Sometimes when I send some mail to users on my server, I receive an error message that the mail cannot be delivered because user is over quota, although quotas are not activated, and although the user receices the mail.
Any ideea why?
Portage 2.0.50-r8 (default-x86-1.4, gcc-3.3.3, glibc-188.8.131.5240420-r0, 2.6.7-gentoo-r8)
System uname: 2.6.7-gentoo-r8 i686 Pentium III (Coppermine)
Gentoo Base System version 1.5.1
CFLAGS="-march=pentium3 -O3 -pipe -fomit-frame-pointer -fprefetch-loop-arrays -ffast-math -fforce-addr -falign-functions=4 -mfpmath=sse"
CONFIG_PROTECT="/etc /usr/kde/2/share/config /usr/kde/3/share/config /usr/share/config /var/qmail/alias /var/qmail/control"
CONFIG_PROTECT_MASK="/etc/gconf /etc/terminfo /etc/env.d"
CXXFLAGS="-march=pentium3 -O3 -pipe -fomit-frame-pointer -fprefetch-loop-arrays -ffast-math -fforce-addr -falign-functions=4 -mfpmath=sse"
FEATURES="autoaddcvs ccache fixpackages sandbox sfperms userpriv usersandbox"
USE="acl adns apache2 berkdb crypt curl fam flash gd gdbm gif gpm imap innodb java jpeg ldap libg++ libwww maildir mcal memlimit ncurses nls noauthcram nptl oss pam pdflib pg-hier pg-intdatetime pg-vacuumdelay pic png python readline samba slang slp spell sse ssl tcpd tiff truetype x86 xml xml2 zlib"
mail-mta/qmail-1.03-r15 +noauthcram -notlsbeforeauth +ssl
C'mon ppl... please, look at this bug.
i'd suggest you go and look at the qmail source yourself, and see the snippet of code that controls that message being generated, and see why it sees your users differently.
Unfortunately I can't figure out what is wrong with it... and it seems qmail is unconditionally patched with maildir++ support.
I didn't find a way to control the maildir quota also... :(
I got the same problem today. Visually inspecting the maildir++ patch, I think I found a problem, although this might not be the cause of the misbehavior.

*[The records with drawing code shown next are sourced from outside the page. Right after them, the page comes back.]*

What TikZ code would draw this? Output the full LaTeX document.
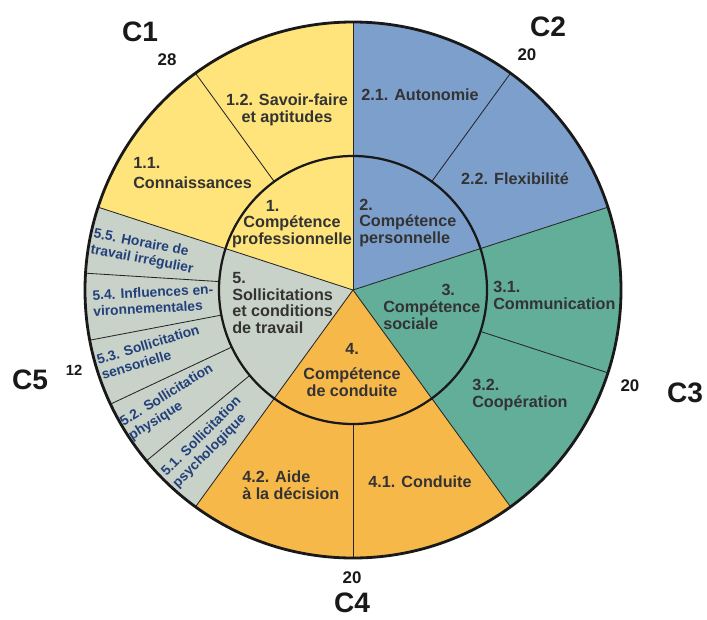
\documentclass[tikz,border=0pt]{standalone}
\usepackage{fontspec}
\setmainfont{Liberation Sans}
\usetikzlibrary{positioning}

\definecolor{cyellow}{HTML}{FEE47A}
\definecolor{cblue}{HTML}{7D9FCC}
\definecolor{cgreen}{HTML}{62AE98}
\definecolor{corange}{HTML}{F7B84A}
\definecolor{cgrey}{HTML}{C9D2C9}
\definecolor{ctext}{HTML}{333333}
\definecolor{cnavy}{HTML}{22407A}

\tikzstyle{lab}=[inner sep=0pt, text=ctext, font=\fontsize{11.5}{12}\selectfont\bfseries]
\tikzstyle{sublab}=[inner sep=0pt, text=cnavy, align=left, font=\fontsize{9.8}{11.3}\selectfont\bfseries]
\tikzstyle{bigc}=[inner sep=0pt, text=black!90, font=\fontsize{20}{20}\selectfont\bfseries]
\tikzstyle{score}=[inner sep=0pt, text=black!90, font=\fontsize{12}{12}\selectfont\bfseries]

\begin{document}
\begin{tikzpicture}[x=0.025cm, y=0.025cm, node distance=1cm, on grid]
	\useasboundingbox (-353,-329) rectangle (354,290);
	% the five sectors
	\foreach \a/\col in {18/cblue, 90/cyellow, 162/cgrey, 234/corange, 306/cgreen}
	\fill[\col] (0,0) -- (\a:268) arc[start angle=\a, end angle=\a+72, radius=268] -- cycle;
	\foreach \a in {18,90,162,234,306}
	\draw[line width=0.6pt, black!85] (0,0) -- (\a:268);
	\foreach \a in {54,126,176.4,190.8,205.2,219.6,270,342}
	\draw[line width=0.6pt, black!85] (\a:134) -- (\a:268);
	\draw[line width=1.6pt, black!90] (0,0) circle[radius=134];
	\draw[line width=2pt, black!90] (0,0) circle[radius=268];

	% inner labels
	\node[lab, align=center] (in1) at (-61,66) {1.\hspace*{2.4em}\\Compétence\\professionnelle};
	\node[lab, align=left, anchor=west] (in2) at (6,67) {2.\\Compétence\\personnelle};
	\node[lab, align=left, anchor=west] (in3) at (30,-17) {\hspace*{3.6em}3.\\Compétence\\sociale};
	\node[lab, align=center] (in4) at (-1,-80) {4.\\[6pt]Compétence\\de conduite};
	\node[lab, align=left, anchor=west] (in5) at (-121,-13) {5.\\Sollicitations\\et conditions\\de travail};

	% outer labels
	\node[lab, align=center] (lab12) at (-66,180) {1.2. Savoir-faire\\et aptitudes};
	\node[lab, align=left, anchor=west, font=\fontsize{11.5}{14}\selectfont\bfseries] (lab11) at (-220,117) {1.1.\\Connaissances};
	\node[lab] (lab21) at (67,195) {2.1. Autonomie};
	\node[lab] (lab22) at (162,111) {2.2. Flexibilité};
	\node[lab, align=left, anchor=west] (lab31) at (140,-5) {3.1.\\Communication};
	\node[lab, align=left, anchor=west] (lab32) at (119,-105) {3.2.\\Coopération};
	\node[lab] (lab41) at (67,-192) {4.1. Conduite};
	\node[lab, align=left, anchor=west] (lab42) at (-111,-195) {4.2. Aide\\à la décision};

	\node[sublab, rotate=-11] (lab55) at (169.7:213) {5.5. Horaire de\\travail irrégulier};
	\node[sublab, rotate=3] (lab54) at (182.9:200) {5.4. Influences en-\\vironnementales};
	\node[sublab, rotate=17] (lab53) at (197:212) {5.3. Sollicitation\\sensorielle};
	\node[sublab, rotate=32] (lab52) at (211.7:214) {5.2. Sollicitation\\physique};
	\node[sublab, rotate=45] (lab51) at (226.3:211) {5.1. Sollicitation\\psychologique};

	% groups and scores
	\node[bigc] (c1) at (-213,258) {C1};
	\node[bigc] (c2) at (195,263) {C2};
	\node[bigc] (c3) at (332,-103) {C3};
	\node[bigc] (c4) at (-1,-313) {C4};
	\node[bigc] (c5) at (-323,-90) {C5};
	\node[score, below right=0.7cm and 0.675cm of c1] (s1) {28};
	\node[score, below left=0.7cm and 0.525cm of c2] (s2) {20};
	\node[score, above left=0.175cm and 1.375cm of c3] (s3) {20};
	\node[score, above=0.625cm of c4] (s4) {20};
	\node[score, above right=0.25cm and 1.1cm of c5, font=\fontsize{10.5}{10.5}\selectfont\bfseries] (s5) {12};
\end{tikzpicture}
\end{document}
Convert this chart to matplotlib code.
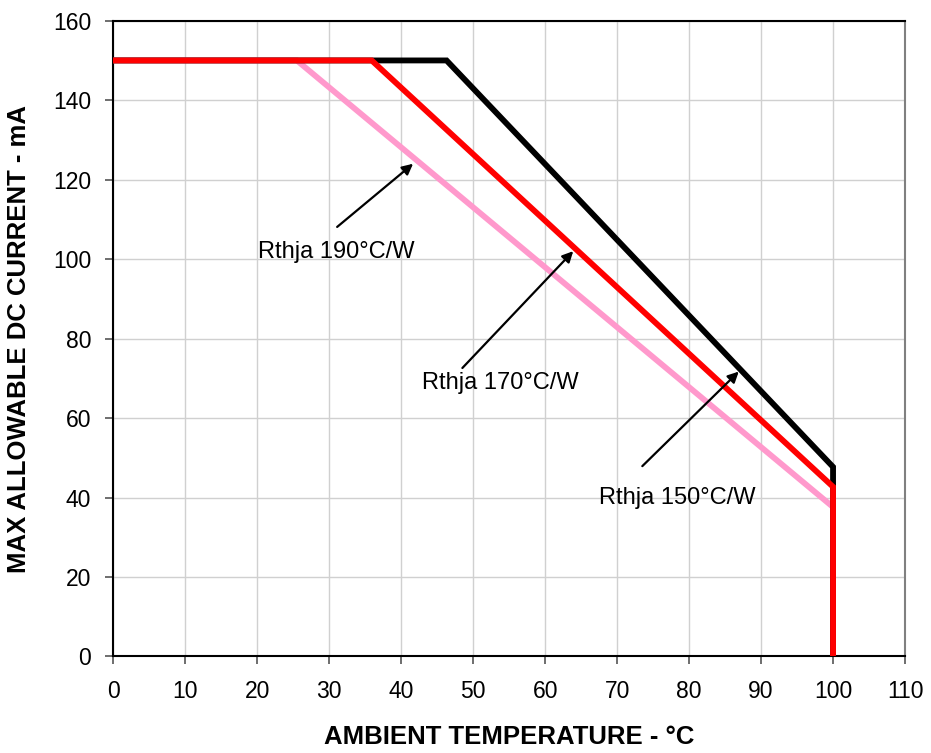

It's maildirquota.c, and is the classic "forgot to add one for the null character":
static int doaddquota(const char *dir, int maildirsize_fd,
const char *quota_type, long maildirsize_size, int maildirsize_cnt,
struct stat stat_buf;
} u; /* Scrooge */
struct iovec iov;
struct iovec *p;
if ( maildirsize_fd < 0)
+--- no room for terminating '\0' character
if (!newname2) return (-1);
strcat(strcpy(newname2, dir), "/maildirfolder");
+--- writes '\0' outside the buffer
if (stat(newname2, &u.stat_buf) == 0)
strcat(strcpy(newname2, dir), "/..");
n=doaddquota(newname2, maildirsize_fd, quota_type,
sizeof("1234") == 5 fyi
Yip, I thought that was off by 1 too until I read closely, but the maildir++ patch is deffinately the culprit. Afaik this is only used in conjunction with vpopmail ...? Could we therefore not use the vpopmail USE flag to decide whether the patch needs to be applied or not? Otherwise we need to fix the bug - which I suspect is an uninitialised variable of some sort.
There are several other things besides vpopmail that do use the maildir++ quotas - hence we need to keep the patch there.
Looking at the patch myself, I can't find the problem, beyond suspecting that if the maildir was created by hand, then the quota files may not be in place.
(it should always be made with maildirmake).
I'm still getting the same error. Maybe it's because I have maildrop delivering mail into the same maildir as qmail.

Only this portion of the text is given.